How do you structure exploratory testing charters?
Overview
Unstructured testing poses a significant risk, often leading to missed defects and impacting release readiness. Structuring exploratory testing through charters provides a disciplined framework to focus manual testing efforts, manage quality risks, and ensure comprehensive coverage in dynamic development environments.
Interview Question:
How do you structure exploratory testing charters?
Expert Answer:
Structuring exploratory testing charters is foundational for ensuring comprehensive manual quality assurance, especially under tight delivery pressure. My approach focuses on clear scope, targeted exploration, and measurable outcomes.
Each charter defines:
- Mission: A concise objective (e.g., "Explore user creation workflow for new admin roles"). This clearly communicates the 'what' and 'why', guiding the tester towards specific quality attributes or risk areas without rigid scripts.
- Scope (On/Off): Explicitly lists what to test (e.g., "admin role permissions, data validation") and what to intentionally exclude (e.g., "existing user update, API-only validations"). This manages expectations and prevents scope creep, crucial when collaborating with Product Managers and Business Analysts on feature boundaries.
- Timebox: Typically 60-120 minutes. This promotes focus and allows for multiple, shorter, targeted sessions, improving Test Execution Progress visibility.
- Strategy/Heuristics: Outlines how to test (e.g., "persona-based testing as a first-time admin," "negative testing with invalid inputs," "interrupt testing during critical operations"). This guides deep functional analysis, encouraging critical thinking and creative test design without relying on code.
- Assets: Required resources like test data, environment details, or relevant user stories. This ensures the tester has everything needed to start immediately, reducing setup time and coordinating dependencies with Developers.
- Results/Findings: A dedicated section to capture observations, bugs (linked to our defect tracking system), questions, and new test ideas. This provides actionable intelligence and serves as a crucial input for retrospectives.
These charters directly support risk mitigation and release readiness. By tracking the number of completed charters and the types of defects found, we gain insights into our Defect Leakage Rate. If this rate is high for specific modules, we prioritize additional charters for deeper exploration. Regularly reviewing charter findings helps reduce the Defect Reopen Rate by ensuring issues are thoroughly understood and fixed. Metrics like Requirement Coverage are indirectly supported as charters ensure key functional areas are explicitly explored. Ultimately, robust exploratory testing informed by charters significantly contributes to a higher UAT Pass Rate, as critical user journeys are vetted comprehensively by skilled manual testers before reaching end-users.
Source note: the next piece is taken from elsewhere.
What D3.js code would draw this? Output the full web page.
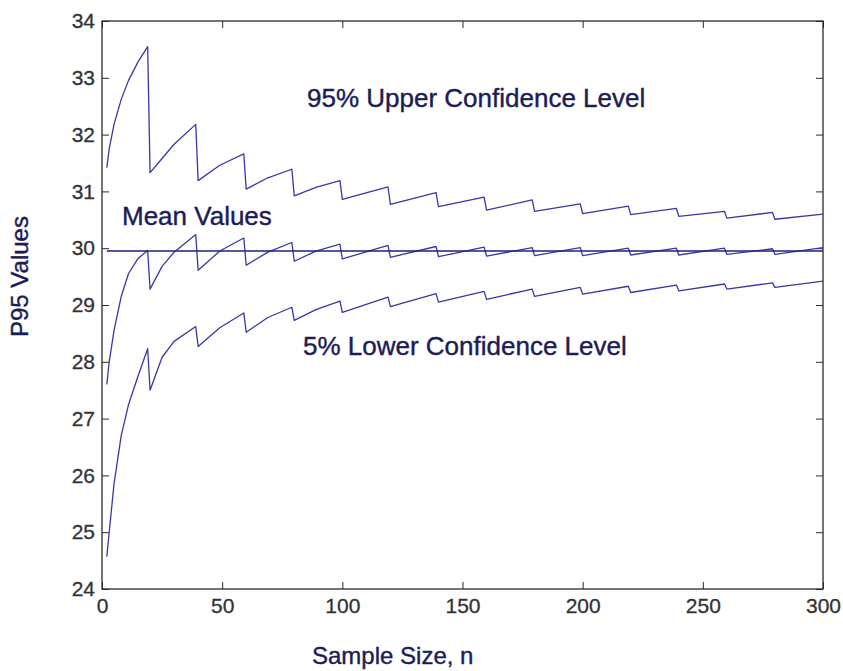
<!DOCTYPE html>
<html>
<head>
<meta charset="utf-8">
<script src="https://cdn.jsdelivr.net/npm/d3@7"></script>
<style>
  body { margin: 0; background: #fff; }
  svg { display: block; }
  .tick text { font-family: Arial, "Liberation Sans", sans-serif; font-size: 21px; fill: #333; stroke: #333; stroke-width: 0.3px; }
  .tick line { stroke: #2a2a2a; stroke-width: 1; }
  .label { font-family: Arial, "Liberation Sans", sans-serif; fill: #1c1c58; stroke: #1c1c58; stroke-width: 0.4px; }
</style>
</head>
<body>
<div id="chart"></div>
<script>
// P95 values vs sample size
var sampleSize = [2, 3, 5, 8, 11, 15, 19, 20, 25, 30, 39, 40, 49, 59, 60, 69, 79, 80, 89, 99,
                  100, 119, 120, 139, 140, 159, 160, 179, 180, 199, 200, 219, 220, 239, 240, 259, 260, 279, 280, 300];

var upperCL = [31.42, 31.75, 32.18, 32.62, 32.95, 33.28, 33.55, 31.33, 31.58, 31.83, 32.18, 31.19, 31.46, 31.66, 31.04, 31.24, 31.39, 30.92, 31.07, 31.19,
               30.86, 31.08, 30.77, 30.98, 30.73, 30.90, 30.67, 30.85, 30.65, 30.78, 30.61, 30.74, 30.59, 30.70, 30.56, 30.65, 30.53, 30.63, 30.51, 30.60];

var meanP95 = [27.60, 28.00, 28.55, 29.15, 29.55, 29.82, 29.96, 29.28, 29.68, 29.93, 30.24, 29.61, 29.95, 30.18, 29.70, 29.93, 30.10, 29.77, 29.95, 30.07,
               29.81, 30.05, 29.84, 30.03, 29.85, 30.02, 29.86, 30.01, 29.87, 30.01, 29.87, 30.00, 29.88, 30.00, 29.88, 30.00, 29.89, 29.99, 29.89, 30.01];

var lowerCL = [24.57, 25.00, 25.85, 26.70, 27.24, 27.75, 28.23, 27.50, 28.08, 28.36, 28.62, 28.27, 28.60, 28.86, 28.52, 28.78, 28.96, 28.73, 28.92, 29.07,
               28.87, 29.14, 28.97, 29.20, 29.05, 29.24, 29.10, 29.28, 29.15, 29.31, 29.19, 29.33, 29.22, 29.35, 29.25, 29.37, 29.28, 29.39, 29.31, 29.42];

var meanLine = [[2, 29.95], [300, 29.95]];

var xTicks = [0, 50, 100, 150, 200, 250, 300];
var yTicks = [24, 25, 26, 27, 28, 29, 30, 31, 32, 33, 34];

var W = 843, H = 671;
var m = {left: 102, right: 823, top: 21, bottom: 589};
var TICK = 7;

var svg = d3.select("#chart").append("svg")
    .attr("width", W)
    .attr("height", H);

var x = d3.scaleLinear().domain([0, 300]).range([m.left, m.right]);
var y = d3.scaleLinear().domain([24, 34]).range([m.bottom, m.top]);

// axes, ticks pointing inward like matlab
svg.append("g")
    .attr("transform", "translate(0," + m.bottom + ")")
    .call(d3.axisBottom(x).tickValues(xTicks).tickSizeInner(-TICK).tickSizeOuter(0).tickPadding(9))
    .call(function(g){ g.select(".domain").remove(); });

svg.append("g")
    .attr("transform", "translate(0," + m.top + ")")
    .call(d3.axisTop(x).tickValues(xTicks).tickSizeInner(-TICK).tickSizeOuter(0).tickFormat(""))
    .call(function(g){ g.select(".domain").remove(); });

svg.append("g")
    .attr("transform", "translate(" + m.left + ",0)")
    .call(d3.axisLeft(y).tickValues(yTicks).tickSizeInner(-TICK).tickSizeOuter(0).tickPadding(7))
    .call(function(g){ g.select(".domain").remove(); });

svg.append("g")
    .attr("transform", "translate(" + m.right + ",0)")
    .call(d3.axisRight(y).tickValues(yTicks).tickSizeInner(-TICK).tickSizeOuter(0).tickFormat(""))
    .call(function(g){ g.select(".domain").remove(); });

svg.append("rect")
    .attr("x", m.left)
    .attr("y", m.top)
    .attr("width", m.right - m.left)
    .attr("height", m.bottom - m.top)
    .attr("fill", "none")
    .attr("stroke", "#2a2a2a")
    .attr("stroke-width", 1.3);

var line = d3.line()
    .x(function(d){ return x(d[0]); })
    .y(function(d){ return y(d[1]); });

var series = [upperCL, meanP95, lowerCL];
series.forEach(function(vals){
    svg.append("path")
	.datum(sampleSize.map(function(n, i){ return [n, vals[i]]; }))
	.attr("d", line)
	.attr("fill", "none")
	.attr("stroke", "#3838a4")
	.attr("stroke-width", 1.3)
	.attr("stroke-linejoin", "round");
});

svg.append("path")
    .datum(meanLine)
    .attr("d", line)
    .attr("fill", "none")
    .attr("stroke", "#1f1f80")
    .attr("stroke-width", 1.6);

// labels in the plot
var labels = [
    {text: "95% Upper Confidence Level", x: 307, y: 107},
    {text: "Mean Values", x: 122, y: 225},
    {text: "5% Lower Confidence Level", x: 303, y: 355}
];
svg.selectAll("text.inplot")
    .data(labels)
    .enter().append("text")
    .attr("class", "label inplot")
    .attr("x", function(d){ return d.x; })
    .attr("y", function(d){ return d.y; })
    .style("font-size", "26px")
    .text(function(d){ return d.text; });

svg.append("text")
    .attr("class", "label")
    .attr("x", 312)
    .attr("y", 664)
    .style("font-size", "24px")
    .text("Sample Size, n");

svg.append("text")
    .attr("class", "label")
    .attr("transform", "translate(28,337) rotate(-90)")
    .style("font-size", "24px")
    .text("P95 Values");
</script>
</body>
</html>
Speaking Blueprint (3-Minute Verbal Response):
[The Hook] "Good morning! In our pursuit of rapid, high-quality software delivery, relying solely on pre-scripted tests can create unforeseen blind spots. These often lead to critical defects surfacing late in the cycle, impacting our release timelines and overall product reputation. This is precisely where a structured approach to exploratory testing, particularly using charters, becomes indispensable for managing quality risks effectively."
[The Core Execution] "We structure exploratory charters with clarity and purpose. Each charter starts with a well-defined Mission, outlining the specific feature or risk area we're targeting – for instance, 'Validate security controls for new user registration.' We timebox these sessions, typically for 90 minutes, which ensures focused effort and allows for parallel execution across the team, enhancing our Test Execution Progress. Crucially, each charter defines clear 'On/Off Scope,' informing our manual QA engineers exactly what to probe deeply and what to intentionally defer, which is vital when collaborating with Product Managers on feature boundaries.
We then guide our testers with 'Strategies or Heuristics' – specific approaches like 'persona-based testing as a new guest user' or 'extensive negative testing on input fields.' This empowers our team to perform deep functional analysis without code, actively seeking out edge cases and unexpected behaviors. We explicitly list all required 'Assets' such as specific test data or environment configurations, coordinating proactively with Development to remove any impediments.
Upon completion, the 'Results' capture all findings – identified defects, open questions for the team, and even new test ideas. This direct feedback loop is critical for managing delivery pressure. For instance, if we observe a rising Defect Reopen Rate for a specific module, we can immediately create targeted charters to probe its intricacies. Similarly, if our Defect Leakage Rate suggests gaps, exploratory charters allow us to quickly address those by systematically exploring uncovered paths, turning potential risks into identified and mitigated issues."
[The Punchline] "Ultimately, structured exploratory charters transform our manual QA team into proactive risk-detection specialists. They ensure we maintain high Requirement Coverage by systematically validating user flows beyond explicit scripts, significantly improve our UAT Pass Rate by catching critical issues earlier, and ultimately accelerate our release readiness with greater confidence. This strategic approach ensures we deliver not just functional, but truly robust and reliable software, consistently."